Do some research and find yourself a school that seems like it would be a good fit for you. If you need help, the Aircraft Owners and Pilot’s Association has a database of all licensed flight instructors.

  1. Get your health checked.

Just like you need a physical to play sports in high school, before you can be cleared to fly a plane you need to be deemed “in good health” by an Airman Medical Examiner designated by the FAA.

  1. Learn the basics.

Before anyone is going to let you hop into a plane and fly it, you’re going to need to learn a lot about piloting. On top of all of the work you’re assigned during your ground course, it’s also a good idea to broaden your pool of knowledge with any informational materials you can get your hands on.

  1. Fly.

Once you’ve learned all of the basics and fundamentals of piloting, it’s time to put those lessons into action in the air. The FAA mandates that all student pilots undergo at least 40 hours of time in the air before you can get your license, and of those 40, at least 20 hours need to be with an instructor. Keep in mind that these are the minimum requirements, and many students spend much more time in the air practicing. In this “flying phase,” there are three important steps:

A. Dual flying – As mentioned, you need to fly for at least 20 hours with an instructor when you’re first beginning to learn.

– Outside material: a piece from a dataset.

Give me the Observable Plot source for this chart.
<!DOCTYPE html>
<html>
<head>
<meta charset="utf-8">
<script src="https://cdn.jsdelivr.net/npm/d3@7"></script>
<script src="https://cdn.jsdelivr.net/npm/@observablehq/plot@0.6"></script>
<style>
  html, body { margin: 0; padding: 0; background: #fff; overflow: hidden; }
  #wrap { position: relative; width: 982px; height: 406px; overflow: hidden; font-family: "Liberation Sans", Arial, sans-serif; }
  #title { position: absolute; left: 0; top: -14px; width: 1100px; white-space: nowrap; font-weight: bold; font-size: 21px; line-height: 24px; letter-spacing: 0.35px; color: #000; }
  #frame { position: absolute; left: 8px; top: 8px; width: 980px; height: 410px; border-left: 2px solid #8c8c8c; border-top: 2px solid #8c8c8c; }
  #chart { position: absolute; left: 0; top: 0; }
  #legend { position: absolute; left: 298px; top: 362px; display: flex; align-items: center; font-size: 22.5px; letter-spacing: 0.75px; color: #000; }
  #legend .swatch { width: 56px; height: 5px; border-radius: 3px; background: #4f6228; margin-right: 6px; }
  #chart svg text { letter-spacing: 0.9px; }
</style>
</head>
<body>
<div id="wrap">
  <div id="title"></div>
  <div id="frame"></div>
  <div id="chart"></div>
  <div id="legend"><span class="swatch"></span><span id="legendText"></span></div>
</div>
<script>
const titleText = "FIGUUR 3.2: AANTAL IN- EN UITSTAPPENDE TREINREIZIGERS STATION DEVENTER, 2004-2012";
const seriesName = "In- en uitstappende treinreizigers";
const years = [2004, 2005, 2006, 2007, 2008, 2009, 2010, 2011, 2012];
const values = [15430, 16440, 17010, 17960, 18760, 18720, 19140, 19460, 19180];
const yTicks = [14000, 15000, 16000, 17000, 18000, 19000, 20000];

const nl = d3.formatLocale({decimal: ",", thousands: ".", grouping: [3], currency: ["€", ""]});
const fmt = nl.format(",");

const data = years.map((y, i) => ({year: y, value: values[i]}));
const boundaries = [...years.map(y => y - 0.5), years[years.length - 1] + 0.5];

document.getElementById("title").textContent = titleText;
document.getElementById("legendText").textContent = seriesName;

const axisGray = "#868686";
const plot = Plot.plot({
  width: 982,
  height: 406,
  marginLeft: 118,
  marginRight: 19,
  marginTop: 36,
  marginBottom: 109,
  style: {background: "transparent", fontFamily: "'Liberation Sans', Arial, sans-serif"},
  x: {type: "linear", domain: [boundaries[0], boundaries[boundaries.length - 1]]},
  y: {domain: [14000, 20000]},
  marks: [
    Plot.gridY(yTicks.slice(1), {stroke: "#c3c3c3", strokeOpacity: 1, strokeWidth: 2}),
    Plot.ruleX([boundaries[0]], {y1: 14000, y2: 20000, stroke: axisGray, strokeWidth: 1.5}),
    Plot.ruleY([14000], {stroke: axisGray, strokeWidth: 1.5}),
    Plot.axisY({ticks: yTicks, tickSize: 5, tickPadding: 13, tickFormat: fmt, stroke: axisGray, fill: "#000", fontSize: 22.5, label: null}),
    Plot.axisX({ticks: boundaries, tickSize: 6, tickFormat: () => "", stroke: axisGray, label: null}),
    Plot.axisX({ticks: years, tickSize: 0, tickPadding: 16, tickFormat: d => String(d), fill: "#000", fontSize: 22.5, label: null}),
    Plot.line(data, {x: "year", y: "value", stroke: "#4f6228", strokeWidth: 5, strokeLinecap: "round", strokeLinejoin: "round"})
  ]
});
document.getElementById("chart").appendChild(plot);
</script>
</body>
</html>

B. Solo flying – Here’s where you take the reigns and get in some time practicing flying all by yourself.

C. Written exam – For part of your examination to earn your license, you need to take a 60 multiple-choice question exam to assess how well you’ve retained from your first lessons.

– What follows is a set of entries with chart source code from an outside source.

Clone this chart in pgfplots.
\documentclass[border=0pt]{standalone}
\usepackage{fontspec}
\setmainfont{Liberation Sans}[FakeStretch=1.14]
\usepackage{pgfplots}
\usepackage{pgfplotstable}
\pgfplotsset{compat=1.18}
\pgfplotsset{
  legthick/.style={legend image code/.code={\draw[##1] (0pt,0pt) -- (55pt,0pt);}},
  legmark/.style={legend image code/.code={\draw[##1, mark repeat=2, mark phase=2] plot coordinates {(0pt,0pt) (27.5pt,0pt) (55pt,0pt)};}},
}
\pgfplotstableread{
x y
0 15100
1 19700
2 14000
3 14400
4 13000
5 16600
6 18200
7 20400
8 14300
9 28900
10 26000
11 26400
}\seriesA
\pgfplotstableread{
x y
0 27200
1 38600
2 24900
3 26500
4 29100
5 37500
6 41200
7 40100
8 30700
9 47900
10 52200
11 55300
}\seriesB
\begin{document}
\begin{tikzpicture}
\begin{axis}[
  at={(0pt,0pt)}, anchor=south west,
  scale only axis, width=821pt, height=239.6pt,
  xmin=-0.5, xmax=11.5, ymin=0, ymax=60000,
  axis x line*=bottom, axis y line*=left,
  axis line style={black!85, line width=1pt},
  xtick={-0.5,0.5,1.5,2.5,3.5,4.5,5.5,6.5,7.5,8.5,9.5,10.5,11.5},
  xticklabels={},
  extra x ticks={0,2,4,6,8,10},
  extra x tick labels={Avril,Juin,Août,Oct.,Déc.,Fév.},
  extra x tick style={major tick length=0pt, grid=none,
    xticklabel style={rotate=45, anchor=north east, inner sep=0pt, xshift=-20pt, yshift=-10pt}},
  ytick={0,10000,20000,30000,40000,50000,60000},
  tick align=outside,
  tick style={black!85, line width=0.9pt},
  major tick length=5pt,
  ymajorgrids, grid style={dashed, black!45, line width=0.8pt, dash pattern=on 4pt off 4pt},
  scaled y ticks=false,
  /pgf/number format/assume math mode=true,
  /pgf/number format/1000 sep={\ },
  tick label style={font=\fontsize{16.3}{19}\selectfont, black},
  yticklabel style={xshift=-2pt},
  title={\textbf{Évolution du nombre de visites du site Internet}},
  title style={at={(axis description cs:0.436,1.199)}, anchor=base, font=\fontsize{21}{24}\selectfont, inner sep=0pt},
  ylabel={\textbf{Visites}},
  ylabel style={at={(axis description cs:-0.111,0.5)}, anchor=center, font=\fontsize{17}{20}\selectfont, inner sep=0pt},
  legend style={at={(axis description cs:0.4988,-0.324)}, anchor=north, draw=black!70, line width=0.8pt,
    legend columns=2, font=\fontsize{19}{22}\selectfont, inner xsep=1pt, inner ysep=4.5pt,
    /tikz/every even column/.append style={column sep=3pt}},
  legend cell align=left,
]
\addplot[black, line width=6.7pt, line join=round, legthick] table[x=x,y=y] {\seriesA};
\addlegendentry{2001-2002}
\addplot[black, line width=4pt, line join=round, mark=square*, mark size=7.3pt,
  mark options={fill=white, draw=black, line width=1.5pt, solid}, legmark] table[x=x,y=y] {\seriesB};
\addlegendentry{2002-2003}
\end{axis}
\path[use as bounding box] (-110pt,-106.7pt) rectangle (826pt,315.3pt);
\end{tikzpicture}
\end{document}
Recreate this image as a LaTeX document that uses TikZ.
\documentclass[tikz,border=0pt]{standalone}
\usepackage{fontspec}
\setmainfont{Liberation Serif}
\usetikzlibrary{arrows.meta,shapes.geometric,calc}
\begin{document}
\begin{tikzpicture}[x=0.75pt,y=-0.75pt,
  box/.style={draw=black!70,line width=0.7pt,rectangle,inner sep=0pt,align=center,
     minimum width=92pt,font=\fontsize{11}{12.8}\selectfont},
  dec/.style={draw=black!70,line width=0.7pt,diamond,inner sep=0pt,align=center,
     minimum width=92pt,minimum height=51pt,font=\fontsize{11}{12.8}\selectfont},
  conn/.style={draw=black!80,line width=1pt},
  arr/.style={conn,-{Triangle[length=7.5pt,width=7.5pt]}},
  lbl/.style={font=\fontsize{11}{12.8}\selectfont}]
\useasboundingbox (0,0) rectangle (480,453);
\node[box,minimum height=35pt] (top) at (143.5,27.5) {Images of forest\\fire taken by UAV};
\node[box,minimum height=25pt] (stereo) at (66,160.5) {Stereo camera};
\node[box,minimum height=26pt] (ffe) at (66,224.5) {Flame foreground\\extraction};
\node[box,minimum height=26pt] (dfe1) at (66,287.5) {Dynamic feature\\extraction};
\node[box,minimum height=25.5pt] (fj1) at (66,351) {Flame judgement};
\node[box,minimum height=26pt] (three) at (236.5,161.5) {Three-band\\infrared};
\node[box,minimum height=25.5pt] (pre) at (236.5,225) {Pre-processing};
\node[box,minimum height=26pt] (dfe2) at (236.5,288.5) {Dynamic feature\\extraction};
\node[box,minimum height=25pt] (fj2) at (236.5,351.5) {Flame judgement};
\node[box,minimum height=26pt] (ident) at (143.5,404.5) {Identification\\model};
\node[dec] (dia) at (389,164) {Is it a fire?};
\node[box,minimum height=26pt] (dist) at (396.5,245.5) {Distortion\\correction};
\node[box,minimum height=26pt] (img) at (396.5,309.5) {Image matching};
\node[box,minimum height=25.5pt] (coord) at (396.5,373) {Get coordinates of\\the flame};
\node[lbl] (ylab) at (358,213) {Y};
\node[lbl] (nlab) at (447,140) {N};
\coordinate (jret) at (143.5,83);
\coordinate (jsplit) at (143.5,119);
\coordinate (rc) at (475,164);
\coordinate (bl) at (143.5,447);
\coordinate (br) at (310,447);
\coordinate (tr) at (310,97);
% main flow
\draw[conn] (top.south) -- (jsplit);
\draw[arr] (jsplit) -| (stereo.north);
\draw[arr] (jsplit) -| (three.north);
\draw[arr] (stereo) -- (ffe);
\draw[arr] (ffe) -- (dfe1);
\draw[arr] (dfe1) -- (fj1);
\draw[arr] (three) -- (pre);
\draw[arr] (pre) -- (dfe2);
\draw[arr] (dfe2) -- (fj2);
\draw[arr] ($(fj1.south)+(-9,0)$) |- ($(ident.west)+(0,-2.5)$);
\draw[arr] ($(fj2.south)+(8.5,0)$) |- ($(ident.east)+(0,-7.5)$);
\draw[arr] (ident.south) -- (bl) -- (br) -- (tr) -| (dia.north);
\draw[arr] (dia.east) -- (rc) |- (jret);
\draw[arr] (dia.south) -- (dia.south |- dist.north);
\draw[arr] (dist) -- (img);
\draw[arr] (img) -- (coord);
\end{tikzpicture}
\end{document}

D. Flight test – The very last step, just like your driving test, is your flight test. You’ll be required to answer questions and then the instructor will board the plane with you to assess your skills.

Flight Safety Tips

Flying in aircrafts wasn’t made for fun, but for fast and easy travel. However, flying thousands of feet in the air can be very stressful, especially when something goes wrong. Thankfully, aircrafts are required by law to follow specific guidelines and standards which makes flying very safe. However, an emergency can happen at any given moment. Be sure to follow these tips to ensure maximum safety during your air flight.

Dress Accordingly

There is no such thing as taking too much precaution when preparing for a flight. One of the best things to do is to travel light and easy. Although it may not may not be ideal or easy, packing only the most important things can save you the energy and hassle of carrying all of your belongings in the event of an emergency. Also be sure to wear comfortable clothing. Although some may say to wear your bulkiest clothing on the plane, this can actually create more hassle if you’re worried about getting up and on your feet quickly. Be sure to wear comfortable clothing and avoid heels, flip flops, and long skirts and dresses. To be ultimately prepared, make sure you have your most important items packed and ready to go with you in the event of an emergency.

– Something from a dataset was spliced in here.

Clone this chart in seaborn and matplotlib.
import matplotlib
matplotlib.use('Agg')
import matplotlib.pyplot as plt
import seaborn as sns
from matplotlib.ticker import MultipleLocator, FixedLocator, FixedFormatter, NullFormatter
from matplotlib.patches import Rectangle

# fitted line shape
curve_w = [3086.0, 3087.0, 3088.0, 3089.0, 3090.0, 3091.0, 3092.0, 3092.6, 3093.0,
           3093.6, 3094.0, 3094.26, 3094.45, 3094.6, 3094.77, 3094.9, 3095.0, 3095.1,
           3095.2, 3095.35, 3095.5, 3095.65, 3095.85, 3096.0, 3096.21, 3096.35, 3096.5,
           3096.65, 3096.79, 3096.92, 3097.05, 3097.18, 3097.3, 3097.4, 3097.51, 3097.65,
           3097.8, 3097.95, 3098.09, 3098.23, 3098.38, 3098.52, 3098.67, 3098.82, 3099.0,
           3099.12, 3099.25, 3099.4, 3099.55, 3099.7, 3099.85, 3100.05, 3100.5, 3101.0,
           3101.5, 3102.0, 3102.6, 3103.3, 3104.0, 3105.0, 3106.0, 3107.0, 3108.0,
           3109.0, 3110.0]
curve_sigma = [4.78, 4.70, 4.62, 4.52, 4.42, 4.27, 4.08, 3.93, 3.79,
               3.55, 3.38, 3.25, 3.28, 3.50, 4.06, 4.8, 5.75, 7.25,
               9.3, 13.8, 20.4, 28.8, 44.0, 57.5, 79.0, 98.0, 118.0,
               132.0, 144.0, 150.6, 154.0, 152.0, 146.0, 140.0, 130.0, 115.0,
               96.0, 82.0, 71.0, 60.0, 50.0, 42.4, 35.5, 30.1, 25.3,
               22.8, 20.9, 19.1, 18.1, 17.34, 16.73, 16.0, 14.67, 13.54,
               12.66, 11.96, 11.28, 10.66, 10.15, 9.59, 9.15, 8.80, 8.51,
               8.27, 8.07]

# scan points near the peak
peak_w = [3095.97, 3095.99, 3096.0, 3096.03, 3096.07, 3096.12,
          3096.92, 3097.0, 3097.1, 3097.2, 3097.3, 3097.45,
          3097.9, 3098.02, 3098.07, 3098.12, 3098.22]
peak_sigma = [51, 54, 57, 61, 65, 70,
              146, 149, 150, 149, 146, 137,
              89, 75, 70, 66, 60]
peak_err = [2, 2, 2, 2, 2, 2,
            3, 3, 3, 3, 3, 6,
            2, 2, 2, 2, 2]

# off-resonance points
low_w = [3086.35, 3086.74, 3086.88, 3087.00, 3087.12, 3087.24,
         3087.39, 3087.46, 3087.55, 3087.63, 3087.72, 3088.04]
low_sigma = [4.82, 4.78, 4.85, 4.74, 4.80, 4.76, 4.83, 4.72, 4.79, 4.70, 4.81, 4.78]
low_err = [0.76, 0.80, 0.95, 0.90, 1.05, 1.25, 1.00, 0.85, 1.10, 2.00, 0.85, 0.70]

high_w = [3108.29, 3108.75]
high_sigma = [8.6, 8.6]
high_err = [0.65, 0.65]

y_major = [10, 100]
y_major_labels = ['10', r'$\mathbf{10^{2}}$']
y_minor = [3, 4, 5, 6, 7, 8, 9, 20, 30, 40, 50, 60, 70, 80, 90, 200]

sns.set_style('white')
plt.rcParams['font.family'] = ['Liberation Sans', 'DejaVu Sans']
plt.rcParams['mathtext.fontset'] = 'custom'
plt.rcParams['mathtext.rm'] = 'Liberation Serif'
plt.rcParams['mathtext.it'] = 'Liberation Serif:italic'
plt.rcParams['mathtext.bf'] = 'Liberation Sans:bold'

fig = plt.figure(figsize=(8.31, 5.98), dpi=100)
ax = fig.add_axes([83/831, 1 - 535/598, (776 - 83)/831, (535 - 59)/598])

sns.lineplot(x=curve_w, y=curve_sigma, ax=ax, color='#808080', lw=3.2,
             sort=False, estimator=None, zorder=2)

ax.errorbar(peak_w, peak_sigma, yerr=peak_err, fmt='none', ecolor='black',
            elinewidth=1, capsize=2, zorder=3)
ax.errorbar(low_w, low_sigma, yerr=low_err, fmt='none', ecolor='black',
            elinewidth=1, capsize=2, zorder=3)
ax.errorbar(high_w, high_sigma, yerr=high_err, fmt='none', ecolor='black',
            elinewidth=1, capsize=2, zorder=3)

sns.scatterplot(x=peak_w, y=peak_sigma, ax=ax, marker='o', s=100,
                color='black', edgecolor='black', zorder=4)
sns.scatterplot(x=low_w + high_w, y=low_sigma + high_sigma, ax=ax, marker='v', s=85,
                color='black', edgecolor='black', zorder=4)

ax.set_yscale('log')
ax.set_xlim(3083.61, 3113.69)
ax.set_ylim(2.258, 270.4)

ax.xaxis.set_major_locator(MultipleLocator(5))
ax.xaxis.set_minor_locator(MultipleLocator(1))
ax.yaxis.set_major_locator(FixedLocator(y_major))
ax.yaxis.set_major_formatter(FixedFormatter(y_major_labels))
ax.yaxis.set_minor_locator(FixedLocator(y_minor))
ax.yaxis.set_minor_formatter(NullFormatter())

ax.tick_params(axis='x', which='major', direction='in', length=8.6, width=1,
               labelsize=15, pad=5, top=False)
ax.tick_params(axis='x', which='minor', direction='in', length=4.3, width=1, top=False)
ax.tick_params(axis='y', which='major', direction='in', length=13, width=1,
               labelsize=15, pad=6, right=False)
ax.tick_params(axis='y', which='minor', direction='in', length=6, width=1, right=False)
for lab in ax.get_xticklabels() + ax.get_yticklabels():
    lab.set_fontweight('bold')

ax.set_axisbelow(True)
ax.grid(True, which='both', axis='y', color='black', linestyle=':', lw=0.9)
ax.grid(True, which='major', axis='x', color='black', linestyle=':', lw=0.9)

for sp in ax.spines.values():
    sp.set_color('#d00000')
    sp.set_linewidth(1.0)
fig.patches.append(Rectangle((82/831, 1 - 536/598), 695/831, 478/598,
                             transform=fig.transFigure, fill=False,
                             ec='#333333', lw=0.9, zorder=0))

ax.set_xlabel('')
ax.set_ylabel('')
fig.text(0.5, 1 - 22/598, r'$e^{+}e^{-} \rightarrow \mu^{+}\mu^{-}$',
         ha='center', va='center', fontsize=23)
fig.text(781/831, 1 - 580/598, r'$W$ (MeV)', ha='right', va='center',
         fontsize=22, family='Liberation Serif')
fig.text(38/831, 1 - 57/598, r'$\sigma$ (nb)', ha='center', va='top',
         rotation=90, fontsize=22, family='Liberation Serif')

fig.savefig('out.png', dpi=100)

Pay Attention to your Surroundings

When you arrive at the airport be sure to pay close attention to everything going on. For one, you’re in an area filled with tons of people rushing in and out of the airport. You never know what can happen. Get through check-in and security as quickly as possible. When on the plane, be sure to pay close attention to the flight attendants and read through the safety manuals on the plane. Look around and make sure you know where the oxygen masks, floaters and exit doors are. In any case of an emergency be sure you put your oxygen mask first before you help others.

Have a Clear Head

Although trying to find ways to relax on a flight can be a hard thing to do, you must remember to have a clear head and mind at all times. For instance, alcohol is one of the worst things to drink on a plane. For one it’s super expensive and the pressure in the air can cause you to feel more lightheaded and uneasy. If you have a long flight, you may think that popping a Nyquil will help you sleep better, however, in the event of an emergency, the last thing you want to do is be drowsy, dizzy and not know what’s going on. Instead, find natural ways to relax by listening to music, sipping on water, and moving around as much as you can throughout your flight. If anything should happen, you’ll be glad to know you’re alert and ready to go.